<<<<

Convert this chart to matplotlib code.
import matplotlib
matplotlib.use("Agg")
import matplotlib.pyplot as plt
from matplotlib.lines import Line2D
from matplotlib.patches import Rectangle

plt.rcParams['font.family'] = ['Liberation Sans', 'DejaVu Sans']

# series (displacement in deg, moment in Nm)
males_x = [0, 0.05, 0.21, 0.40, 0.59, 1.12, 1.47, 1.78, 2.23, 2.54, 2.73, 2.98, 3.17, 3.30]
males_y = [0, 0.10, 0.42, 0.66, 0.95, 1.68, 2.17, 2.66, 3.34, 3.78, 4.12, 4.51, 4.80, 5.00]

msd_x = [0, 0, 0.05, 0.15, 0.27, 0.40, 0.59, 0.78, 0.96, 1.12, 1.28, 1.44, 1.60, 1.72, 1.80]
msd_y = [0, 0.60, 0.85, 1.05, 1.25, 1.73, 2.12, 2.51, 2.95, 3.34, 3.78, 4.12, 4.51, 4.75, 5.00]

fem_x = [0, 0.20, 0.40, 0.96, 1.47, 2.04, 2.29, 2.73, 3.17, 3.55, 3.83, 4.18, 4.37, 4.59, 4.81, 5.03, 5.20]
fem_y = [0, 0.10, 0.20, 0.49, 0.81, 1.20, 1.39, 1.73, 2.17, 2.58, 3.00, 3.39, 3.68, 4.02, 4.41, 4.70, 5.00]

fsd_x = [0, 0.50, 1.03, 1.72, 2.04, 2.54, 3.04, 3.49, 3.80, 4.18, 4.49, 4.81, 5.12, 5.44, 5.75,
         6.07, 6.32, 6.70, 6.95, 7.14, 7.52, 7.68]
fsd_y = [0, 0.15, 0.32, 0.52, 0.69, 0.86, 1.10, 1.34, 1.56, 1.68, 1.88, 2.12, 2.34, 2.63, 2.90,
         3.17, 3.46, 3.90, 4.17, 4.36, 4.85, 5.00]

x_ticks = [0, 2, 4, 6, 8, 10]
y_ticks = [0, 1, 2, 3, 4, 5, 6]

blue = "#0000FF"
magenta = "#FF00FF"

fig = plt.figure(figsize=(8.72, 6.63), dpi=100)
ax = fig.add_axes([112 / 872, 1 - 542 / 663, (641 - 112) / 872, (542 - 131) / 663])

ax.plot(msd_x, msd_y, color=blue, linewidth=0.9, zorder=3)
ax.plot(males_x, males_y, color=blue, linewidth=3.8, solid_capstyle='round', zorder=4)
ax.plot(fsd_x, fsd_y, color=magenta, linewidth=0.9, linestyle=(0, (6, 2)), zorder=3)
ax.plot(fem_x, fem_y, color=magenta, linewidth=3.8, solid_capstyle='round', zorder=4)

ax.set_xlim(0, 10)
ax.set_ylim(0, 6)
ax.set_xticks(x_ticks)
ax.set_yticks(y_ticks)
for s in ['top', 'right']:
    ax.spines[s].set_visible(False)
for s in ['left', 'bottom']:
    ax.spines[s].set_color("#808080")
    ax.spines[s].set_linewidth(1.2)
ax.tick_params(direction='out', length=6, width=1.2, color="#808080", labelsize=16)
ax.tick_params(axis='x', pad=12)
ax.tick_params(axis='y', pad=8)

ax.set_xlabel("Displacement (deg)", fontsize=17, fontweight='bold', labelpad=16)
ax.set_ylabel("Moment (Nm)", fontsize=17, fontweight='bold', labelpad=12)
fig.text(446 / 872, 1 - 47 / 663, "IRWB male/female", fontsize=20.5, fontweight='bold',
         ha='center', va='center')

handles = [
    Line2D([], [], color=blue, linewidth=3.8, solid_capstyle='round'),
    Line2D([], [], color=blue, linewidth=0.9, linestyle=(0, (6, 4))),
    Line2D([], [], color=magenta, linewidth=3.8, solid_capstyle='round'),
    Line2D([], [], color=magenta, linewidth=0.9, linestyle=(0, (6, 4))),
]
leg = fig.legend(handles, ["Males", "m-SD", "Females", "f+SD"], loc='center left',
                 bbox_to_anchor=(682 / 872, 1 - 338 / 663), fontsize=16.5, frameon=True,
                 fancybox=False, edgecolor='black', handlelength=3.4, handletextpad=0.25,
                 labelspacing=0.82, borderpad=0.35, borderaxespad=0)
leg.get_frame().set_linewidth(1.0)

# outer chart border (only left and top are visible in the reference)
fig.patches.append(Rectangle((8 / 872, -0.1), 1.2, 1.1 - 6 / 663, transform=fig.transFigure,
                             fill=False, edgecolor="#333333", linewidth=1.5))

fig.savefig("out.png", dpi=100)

>>>>

TASK DETAILS: Beginning at the first line above, repeat exactly until the line containing "color=magenta, linewidth=3.8, solid_capstyle='round', zorder=4)", which is included.

ANSWER TO THIS EXERCISE:
Convert this chart to matplotlib code.
import matplotlib
matplotlib.use("Agg")
import matplotlib.pyplot as plt
from matplotlib.lines import Line2D
from matplotlib.patches import Rectangle

plt.rcParams['font.family'] = ['Liberation Sans', 'DejaVu Sans']

# series (displacement in deg, moment in Nm)
males_x = [0, 0.05, 0.21, 0.40, 0.59, 1.12, 1.47, 1.78, 2.23, 2.54, 2.73, 2.98, 3.17, 3.30]
males_y = [0, 0.10, 0.42, 0.66, 0.95, 1.68, 2.17, 2.66, 3.34, 3.78, 4.12, 4.51, 4.80, 5.00]

msd_x = [0, 0, 0.05, 0.15, 0.27, 0.40, 0.59, 0.78, 0.96, 1.12, 1.28, 1.44, 1.60, 1.72, 1.80]
msd_y = [0, 0.60, 0.85, 1.05, 1.25, 1.73, 2.12, 2.51, 2.95, 3.34, 3.78, 4.12, 4.51, 4.75, 5.00]

fem_x = [0, 0.20, 0.40, 0.96, 1.47, 2.04, 2.29, 2.73, 3.17, 3.55, 3.83, 4.18, 4.37, 4.59, 4.81, 5.03, 5.20]
fem_y = [0, 0.10, 0.20, 0.49, 0.81, 1.20, 1.39, 1.73, 2.17, 2.58, 3.00, 3.39, 3.68, 4.02, 4.41, 4.70, 5.00]

fsd_x = [0, 0.50, 1.03, 1.72, 2.04, 2.54, 3.04, 3.49, 3.80, 4.18, 4.49, 4.81, 5.12, 5.44, 5.75,
         6.07, 6.32, 6.70, 6.95, 7.14, 7.52, 7.68]
fsd_y = [0, 0.15, 0.32, 0.52, 0.69, 0.86, 1.10, 1.34, 1.56, 1.68, 1.88, 2.12, 2.34, 2.63, 2.90,
         3.17, 3.46, 3.90, 4.17, 4.36, 4.85, 5.00]

x_ticks = [0, 2, 4, 6, 8, 10]
y_ticks = [0, 1, 2, 3, 4, 5, 6]

blue = "#0000FF"
magenta = "#FF00FF"

fig = plt.figure(figsize=(8.72, 6.63), dpi=100)
ax = fig.add_axes([112 / 872, 1 - 542 / 663, (641 - 112) / 872, (542 - 131) / 663])

ax.plot(msd_x, msd_y, color=blue, linewidth=0.9, zorder=3)
ax.plot(males_x, males_y, color=blue, linewidth=3.8, solid_capstyle='round', zorder=4)
ax.plot(fsd_x, fsd_y, color=magenta, linewidth=0.9, linestyle=(0, (6, 2)), zorder=3)
ax.plot(fem_x, fem_y, color=magenta, linewidth=3.8, solid_capstyle='round', zorder=4)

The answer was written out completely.